Sanmarg is special because it has a core team
made up of people from different faiths. The meetings therefore have a hue of their own. Things that we would take for granted
in a team of catholics only have to be recast in order to accommodate a broader spectrum of ideologies. Core Team meetings
therefore begin with a prayer, but a prayer that people of other faiths can participate in. initially it posed a problem,
but the regularity of meetings has helped iron out these hurdles. The Core Team itself being multi-religious has helped a
great deal in the functioning of Sanmarg. There is no question of designing programmes “for people of other faiths”,
but the core discussions and planning take place in an atmosphere in which the sensibilities of different faith groups are
already fed in, in order that the board comes up with decisions that are mutually acceptable.
Sanmarg is special because it has organized a
regular set of activities to which people of all faiths are invited. From national feasts to celebrations festivals in different
religious traditions, to even shows of solidarity in moments of crisis, Sanmarg has been able to take the lead in gathering
interested individuals and leaving a lasting impression on participants. An interesting point was the rangoli and diya
painting competition that was held last Diwali. The Church has a lovely courtyard that open on to broad pavement; the
rangolis were displayed for the public to watch, and they were surely very charmed – there were many people using
their mobile phones to capture the paintings and send them back to their friends!

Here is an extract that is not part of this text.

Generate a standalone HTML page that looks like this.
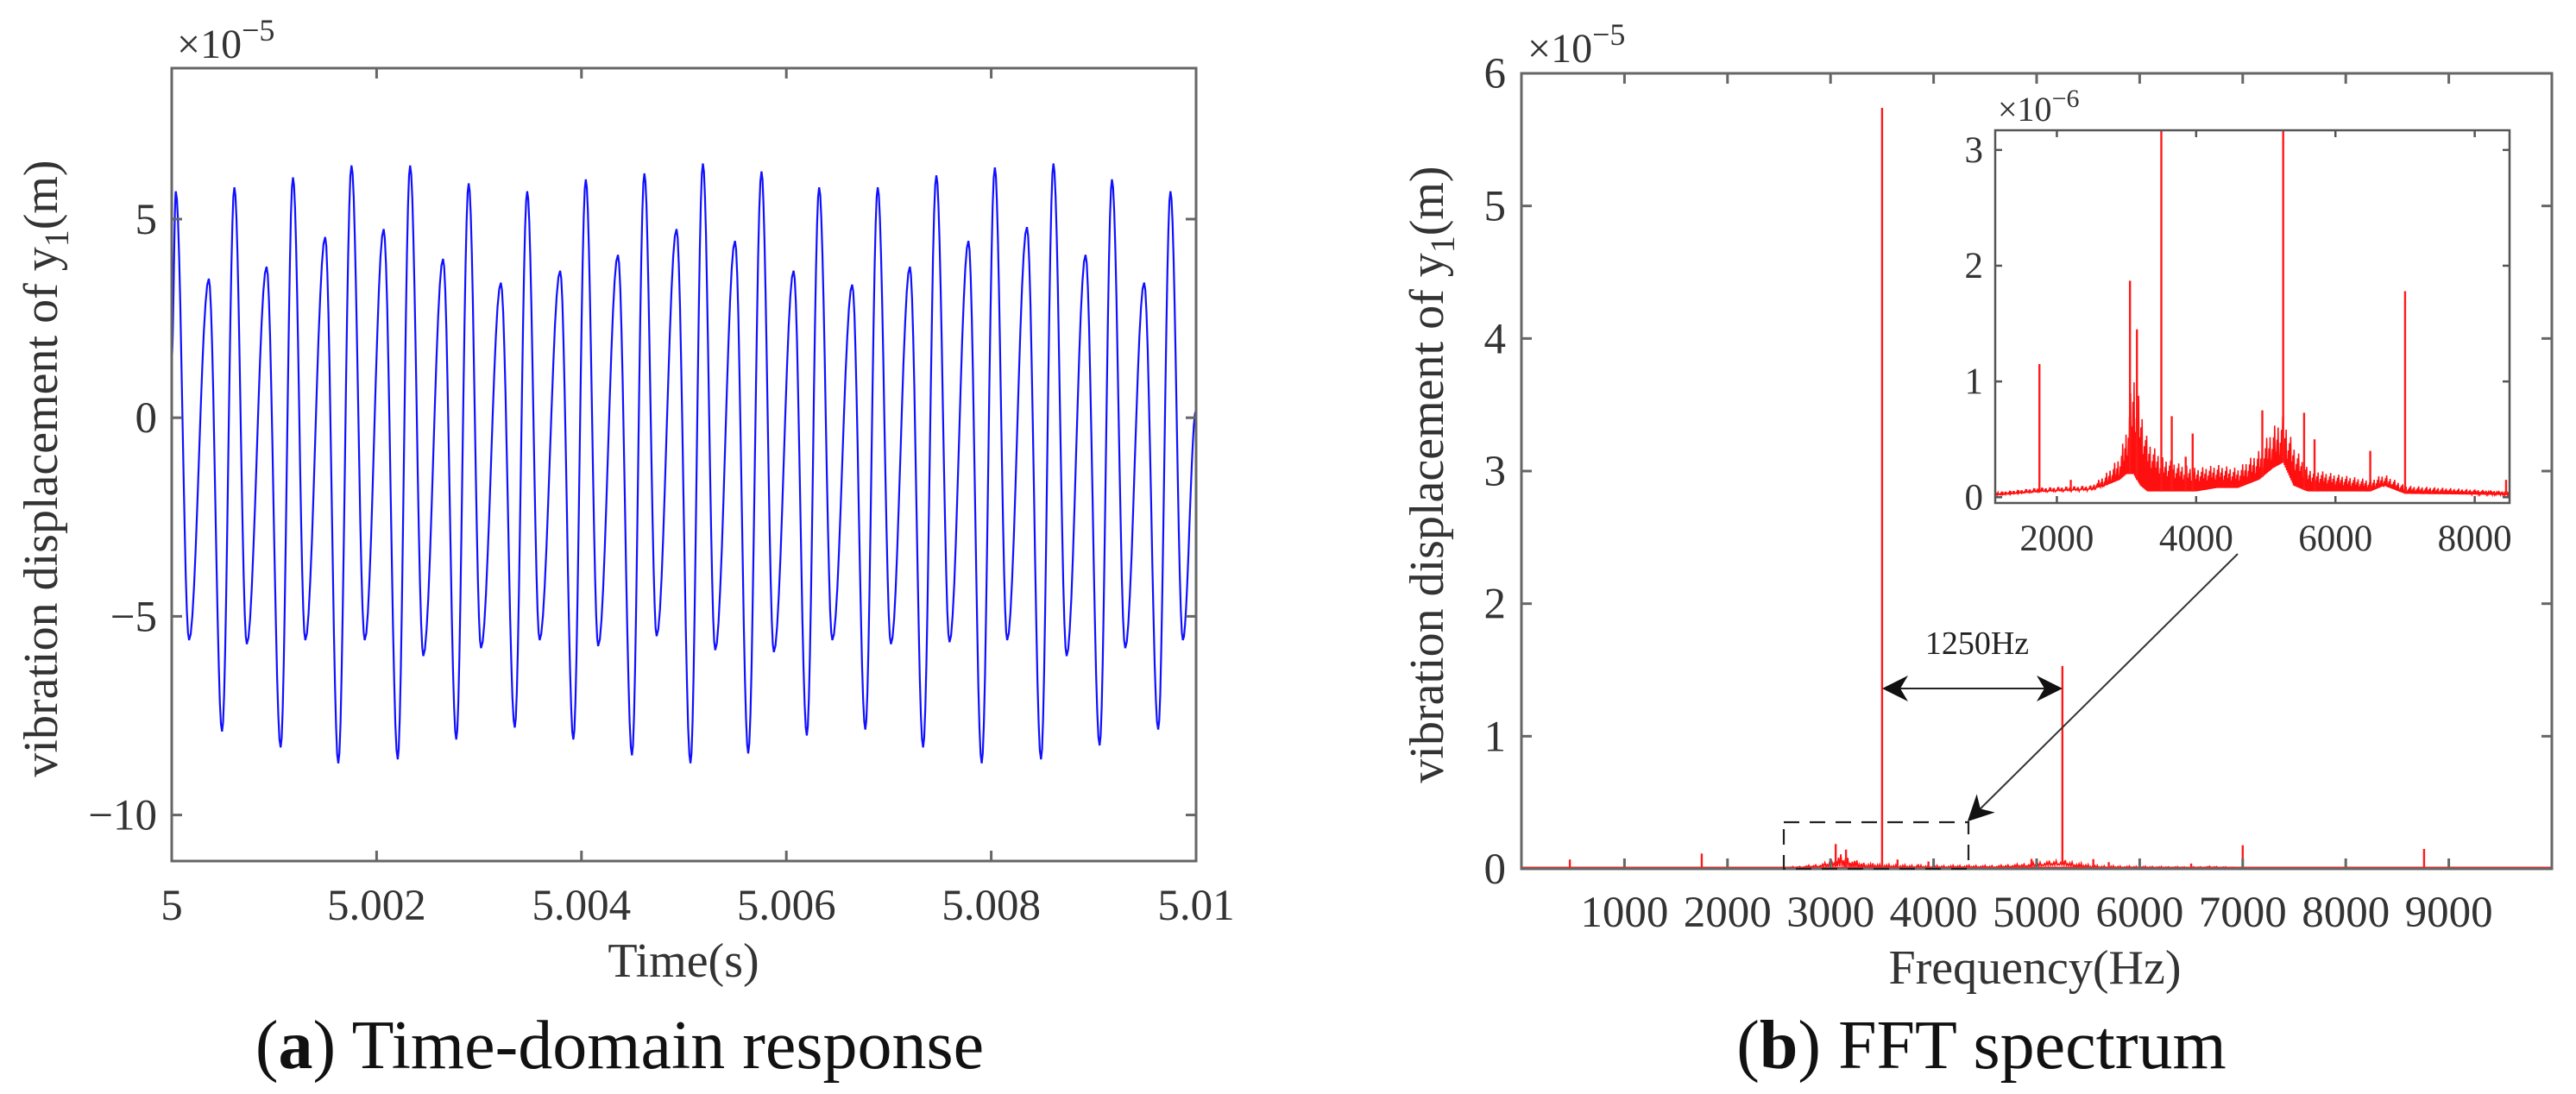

Sanmarg is special because a lot of the networking
is done by lay parishioners. The parish is in area of Mumbai surrounded by shrines of various other religions. The parishioners
are interacting all the while with people of other faiths; these contacts are being used in order to invite people to participate
in joint activities. This dimension of “parish life” is obviously a new one, and so the steps being taken may
be small and faltering. But a beginning has been made, and it is sinking into everyone’s consciousness that we cannot
be living in a religious ghetto; only in dialoguing can we truly live out our mission a s faithful disciples of Christ. A
mosque or a temple within the boundaries of the parish is an invitation for the catholics staying in the vicinity to build
up relationships with lay people of other faiths who frequent these shrines perhaps as frequently as we go to church. The
priests here are also wondering whether they shouldn’t be inviting the priests attached to these temples and mosques
shouldn’t be invited “for tea” to our presbyteries. After all, as they say, to be religious is to be inter-religious.